__Short task__
For the copy, please give all of the data again exactly and leave the pictures out.

__Data excerpt__
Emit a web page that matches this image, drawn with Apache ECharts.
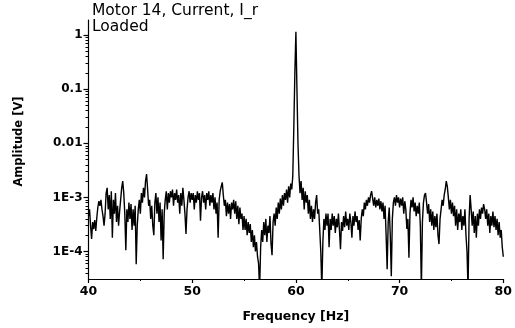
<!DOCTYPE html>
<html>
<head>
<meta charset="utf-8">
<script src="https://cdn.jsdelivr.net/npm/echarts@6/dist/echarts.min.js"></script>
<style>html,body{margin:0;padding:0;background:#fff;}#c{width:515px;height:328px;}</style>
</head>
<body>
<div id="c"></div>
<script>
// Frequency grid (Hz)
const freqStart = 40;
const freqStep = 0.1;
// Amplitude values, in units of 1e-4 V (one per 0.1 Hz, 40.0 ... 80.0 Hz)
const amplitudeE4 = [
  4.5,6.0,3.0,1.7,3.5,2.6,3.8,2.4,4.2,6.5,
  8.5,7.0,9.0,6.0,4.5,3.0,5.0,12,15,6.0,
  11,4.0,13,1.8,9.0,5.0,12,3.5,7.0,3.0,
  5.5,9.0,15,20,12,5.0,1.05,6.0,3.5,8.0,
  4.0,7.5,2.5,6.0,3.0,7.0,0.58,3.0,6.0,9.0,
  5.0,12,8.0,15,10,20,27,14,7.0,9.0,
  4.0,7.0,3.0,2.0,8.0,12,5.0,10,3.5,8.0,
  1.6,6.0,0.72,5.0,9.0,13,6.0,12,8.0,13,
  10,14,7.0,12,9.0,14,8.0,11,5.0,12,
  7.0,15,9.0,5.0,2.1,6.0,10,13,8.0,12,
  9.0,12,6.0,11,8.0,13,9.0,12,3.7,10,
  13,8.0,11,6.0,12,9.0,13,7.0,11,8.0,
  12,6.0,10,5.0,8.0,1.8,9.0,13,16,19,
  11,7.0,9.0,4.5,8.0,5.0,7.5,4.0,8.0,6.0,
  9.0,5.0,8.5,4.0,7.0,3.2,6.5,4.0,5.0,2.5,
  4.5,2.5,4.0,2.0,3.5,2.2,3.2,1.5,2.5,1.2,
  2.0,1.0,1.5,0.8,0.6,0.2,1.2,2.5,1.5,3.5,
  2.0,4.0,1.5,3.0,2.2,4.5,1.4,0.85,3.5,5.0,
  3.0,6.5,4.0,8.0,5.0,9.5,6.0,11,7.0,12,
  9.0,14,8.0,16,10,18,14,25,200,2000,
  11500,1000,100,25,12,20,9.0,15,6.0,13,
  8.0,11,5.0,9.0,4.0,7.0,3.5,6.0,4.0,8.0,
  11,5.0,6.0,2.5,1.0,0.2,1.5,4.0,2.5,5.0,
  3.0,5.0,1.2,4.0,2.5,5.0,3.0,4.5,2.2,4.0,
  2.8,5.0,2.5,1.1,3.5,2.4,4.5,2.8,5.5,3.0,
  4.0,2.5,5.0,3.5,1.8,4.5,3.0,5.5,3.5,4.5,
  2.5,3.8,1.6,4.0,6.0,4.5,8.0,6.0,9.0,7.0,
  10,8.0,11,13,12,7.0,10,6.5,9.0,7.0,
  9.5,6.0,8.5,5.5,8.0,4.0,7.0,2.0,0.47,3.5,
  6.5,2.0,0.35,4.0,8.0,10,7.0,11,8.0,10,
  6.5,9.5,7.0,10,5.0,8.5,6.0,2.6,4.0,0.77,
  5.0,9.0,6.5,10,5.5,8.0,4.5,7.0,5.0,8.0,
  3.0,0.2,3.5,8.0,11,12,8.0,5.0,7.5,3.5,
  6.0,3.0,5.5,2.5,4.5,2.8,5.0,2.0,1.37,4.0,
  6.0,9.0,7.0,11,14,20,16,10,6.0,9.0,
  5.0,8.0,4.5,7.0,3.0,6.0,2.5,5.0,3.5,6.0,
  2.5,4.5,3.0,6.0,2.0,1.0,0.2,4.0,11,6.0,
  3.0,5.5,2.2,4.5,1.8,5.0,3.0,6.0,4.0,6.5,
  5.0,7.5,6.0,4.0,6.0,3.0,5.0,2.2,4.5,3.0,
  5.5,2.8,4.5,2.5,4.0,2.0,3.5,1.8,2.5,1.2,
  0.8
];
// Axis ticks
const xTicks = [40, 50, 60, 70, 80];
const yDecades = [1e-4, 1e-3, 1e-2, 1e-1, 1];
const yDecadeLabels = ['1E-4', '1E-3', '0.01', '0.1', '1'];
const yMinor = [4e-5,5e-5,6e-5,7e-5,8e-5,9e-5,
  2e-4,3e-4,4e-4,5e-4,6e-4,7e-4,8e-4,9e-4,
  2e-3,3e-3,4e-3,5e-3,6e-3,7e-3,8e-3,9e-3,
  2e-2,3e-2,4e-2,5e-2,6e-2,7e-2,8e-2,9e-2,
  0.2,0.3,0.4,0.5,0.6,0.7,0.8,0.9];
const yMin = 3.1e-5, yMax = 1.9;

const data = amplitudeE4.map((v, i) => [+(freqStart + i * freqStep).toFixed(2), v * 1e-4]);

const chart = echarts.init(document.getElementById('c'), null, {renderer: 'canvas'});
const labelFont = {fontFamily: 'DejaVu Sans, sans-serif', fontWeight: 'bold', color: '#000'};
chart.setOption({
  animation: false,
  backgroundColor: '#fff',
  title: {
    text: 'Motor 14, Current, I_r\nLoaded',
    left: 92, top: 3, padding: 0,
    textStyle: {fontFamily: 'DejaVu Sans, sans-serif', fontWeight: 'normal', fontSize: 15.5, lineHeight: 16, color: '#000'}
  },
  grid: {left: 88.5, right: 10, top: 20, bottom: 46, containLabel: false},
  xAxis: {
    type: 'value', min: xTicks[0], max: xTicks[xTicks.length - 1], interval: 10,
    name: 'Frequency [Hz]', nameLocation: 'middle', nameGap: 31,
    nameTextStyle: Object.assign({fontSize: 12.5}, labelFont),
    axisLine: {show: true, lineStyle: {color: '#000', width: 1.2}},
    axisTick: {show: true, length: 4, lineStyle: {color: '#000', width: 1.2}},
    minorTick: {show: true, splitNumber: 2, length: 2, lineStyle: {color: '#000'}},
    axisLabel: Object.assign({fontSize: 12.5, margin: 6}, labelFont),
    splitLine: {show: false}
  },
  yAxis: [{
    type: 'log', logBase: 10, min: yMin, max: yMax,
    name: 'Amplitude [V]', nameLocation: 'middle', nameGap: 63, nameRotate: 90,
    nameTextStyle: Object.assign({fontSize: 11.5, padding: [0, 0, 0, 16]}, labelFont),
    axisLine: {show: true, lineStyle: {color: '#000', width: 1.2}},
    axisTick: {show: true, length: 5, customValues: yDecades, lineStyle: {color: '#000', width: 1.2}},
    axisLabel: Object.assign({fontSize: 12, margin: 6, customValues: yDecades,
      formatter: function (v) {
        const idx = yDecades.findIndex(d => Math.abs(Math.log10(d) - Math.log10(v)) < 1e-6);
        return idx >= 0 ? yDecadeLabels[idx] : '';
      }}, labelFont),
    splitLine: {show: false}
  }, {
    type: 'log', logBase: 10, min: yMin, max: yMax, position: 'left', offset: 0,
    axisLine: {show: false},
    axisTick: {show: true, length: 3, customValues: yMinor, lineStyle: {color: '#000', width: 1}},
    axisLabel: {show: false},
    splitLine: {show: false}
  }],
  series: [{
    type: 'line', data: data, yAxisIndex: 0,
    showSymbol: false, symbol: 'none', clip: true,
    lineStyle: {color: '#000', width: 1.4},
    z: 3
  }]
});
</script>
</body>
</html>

__Solution to the problem__
Emit a web page that matches this image, drawn with Apache ECharts.
<!DOCTYPE html>
<html>
<head>
<meta charset="utf-8">
<script src="https://cdn.jsdelivr.net/npm/echarts@6/dist/echarts.min.js"></script>
<style>html,body{margin:0;padding:0;background:#fff;}#c{width:515px;height:328px;}</style>
</head>
<body>
<div id="c"></div>
<script>
// Frequency grid (Hz)
const freqStart = 40;
const freqStep = 0.1;
// Amplitude values, in units of 1e-4 V (one per 0.1 Hz, 40.0 ... 80.0 Hz)
const amplitudeE4 = [
  4.5,6.0,3.0,1.7,3.5,2.6,3.8,2.4,4.2,6.5,
  8.5,7.0,9.0,6.0,4.5,3.0,5.0,12,15,6.0,
  11,4.0,13,1.8,9.0,5.0,12,3.5,7.0,3.0,
  5.5,9.0,15,20,12,5.0,1.05,6.0,3.5,8.0,
  4.0,7.5,2.5,6.0,3.0,7.0,0.58,3.0,6.0,9.0,
  5.0,12,8.0,15,10,20,27,14,7.0,9.0,
  4.0,7.0,3.0,2.0,8.0,12,5.0,10,3.5,8.0,
  1.6,6.0,0.72,5.0,9.0,13,6.0,12,8.0,13,
  10,14,7.0,12,9.0,14,8.0,11,5.0,12,
  7.0,15,9.0,5.0,2.1,6.0,10,13,8.0,12,
  9.0,12,6.0,11,8.0,13,9.0,12,3.7,10,
  13,8.0,11,6.0,12,9.0,13,7.0,11,8.0,
  12,6.0,10,5.0,8.0,1.8,9.0,13,16,19,
  11,7.0,9.0,4.5,8.0,5.0,7.5,4.0,8.0,6.0,
  9.0,5.0,8.5,4.0,7.0,3.2,6.5,4.0,5.0,2.5,
  4.5,2.5,4.0,2.0,3.5,2.2,3.2,1.5,2.5,1.2,
  2.0,1.0,1.5,0.8,0.6,0.2,1.2,2.5,1.5,3.5,
  2.0,4.0,1.5,3.0,2.2,4.5,1.4,0.85,3.5,5.0,
  3.0,6.5,4.0,8.0,5.0,9.5,6.0,11,7.0,12,
  9.0,14,8.0,16,10,18,14,25,200,2000,
  11500,1000,100,25,12,20,9.0,15,6.0,13,
  8.0,11,5.0,9.0,4.0,7.0,3.5,6.0,4.0,8.0,
  11,5.0,6.0,2.5,1.0,0.2,1.5,4.0,2.5,5.0,
  3.0,5.0,1.2,4.0,2.5,5.0,3.0,4.5,2.2,4.0,
  2.8,5.0,2.5,1.1,3.5,2.4,4.5,2.8,5.5,3.0,
  4.0,2.5,5.0,3.5,1.8,4.5,3.0,5.5,3.5,4.5,
  2.5,3.8,1.6,4.0,6.0,4.5,8.0,6.0,9.0,7.0,
  10,8.0,11,13,12,7.0,10,6.5,9.0,7.0,
  9.5,6.0,8.5,5.5,8.0,4.0,7.0,2.0,0.47,3.5,
  6.5,2.0,0.35,4.0,8.0,10,7.0,11,8.0,10,
  6.5,9.5,7.0,10,5.0,8.5,6.0,2.6,4.0,0.77,
  5.0,9.0,6.5,10,5.5,8.0,4.5,7.0,5.0,8.0,
  3.0,0.2,3.5,8.0,11,12,8.0,5.0,7.5,3.5,
  6.0,3.0,5.5,2.5,4.5,2.8,5.0,2.0,1.37,4.0,
  6.0,9.0,7.0,11,14,20,16,10,6.0,9.0,
  5.0,8.0,4.5,7.0,3.0,6.0,2.5,5.0,3.5,6.0,
  2.5,4.5,3.0,6.0,2.0,1.0,0.2,4.0,11,6.0,
  3.0,5.5,2.2,4.5,1.8,5.0,3.0,6.0,4.0,6.5,
  5.0,7.5,6.0,4.0,6.0,3.0,5.0,2.2,4.5,3.0,
  5.5,2.8,4.5,2.5,4.0,2.0,3.5,1.8,2.5,1.2,
  0.8
];
// Axis ticks
const xTicks = [40, 50, 60, 70, 80];
const yDecades = [1e-4, 1e-3, 1e-2, 1e-1, 1];
const yDecadeLabels = ['1E-4', '1E-3', '0.01', '0.1', '1'];
const yMinor = [4e-5,5e-5,6e-5,7e-5,8e-5,9e-5,
  2e-4,3e-4,4e-4,5e-4,6e-4,7e-4,8e-4,9e-4,
  2e-3,3e-3,4e-3,5e-3,6e-3,7e-3,8e-3,9e-3,
  2e-2,3e-2,4e-2,5e-2,6e-2,7e-2,8e-2,9e-2,
  0.2,0.3,0.4,0.5,0.6,0.7,0.8,0.9];
const yMin = 3.1e-5, yMax = 1.9;

const data = amplitudeE4.map((v, i) => [+(freqStart + i * freqStep).toFixed(2), v * 1e-4]);

const chart = echarts.init(document.getElementById('c'), null, {renderer: 'canvas'});
const labelFont = {fontFamily: 'DejaVu Sans, sans-serif', fontWeight: 'bold', color: '#000'};
chart.setOption({
  animation: false,
  backgroundColor: '#fff',
  title: {
    text: 'Motor 14, Current, I_r\nLoaded',
    left: 92, top: 3, padding: 0,
    textStyle: {fontFamily: 'DejaVu Sans, sans-serif', fontWeight: 'normal', fontSize: 15.5, lineHeight: 16, color: '#000'}
  },
  grid: {left: 88.5, right: 10, top: 20, bottom: 46, containLabel: false},
  xAxis: {
    type: 'value', min: xTicks[0], max: xTicks[xTicks.length - 1], interval: 10,
    name: 'Frequency [Hz]', nameLocation: 'middle', nameGap: 31,
    nameTextStyle: Object.assign({fontSize: 12.5}, labelFont),
    axisLine: {show: true, lineStyle: {color: '#000', width: 1.2}},
    axisTick: {show: true, length: 4, lineStyle: {color: '#000', width: 1.2}},
    minorTick: {show: true, splitNumber: 2, length: 2, lineStyle: {color: '#000'}},
    axisLabel: Object.assign({fontSize: 12.5, margin: 6}, labelFont),
    splitLine: {show: false}
  },
  yAxis: [{
    type: 'log', logBase: 10, min: yMin, max: yMax,
    name: 'Amplitude [V]', nameLocation: 'middle', nameGap: 63, nameRotate: 90,
    nameTextStyle: Object.assign({fontSize: 11.5, padding: [0, 0, 0, 16]}, labelFont),
    axisLine: {show: true, lineStyle: {color: '#000', width: 1.2}},
    axisTick: {show: true, length: 5, customValues: yDecades, lineStyle: {color: '#000', width: 1.2}},
    axisLabel: Object.assign({fontSize: 12, margin: 6, customValues: yDecades,
      formatter: function (v) {
        const idx = yDecades.findIndex(d => Math.abs(Math.log10(d) - Math.log10(v)) < 1e-6);
        return idx >= 0 ? yDecadeLabels[idx] : '';
      }}, labelFont),
    splitLine: {show: false}
  }, {
    type: 'log', logBase: 10, min: yMin, max: yMax, position: 'left', offset: 0,
    axisLine: {show: false},
    axisTick: {show: true, length: 3, customValues: yMinor, lineStyle: {color: '#000', width: 1}},
    axisLabel: {show: false},
    splitLine: {show: false}
  }],
  series: [{
    type: 'line', data: data, yAxisIndex: 0,
    showSymbol: false, symbol: 'none', clip: true,
    lineStyle: {color: '#000', width: 1.4},
    z: 3
  }]
});
</script>
</body>
</html>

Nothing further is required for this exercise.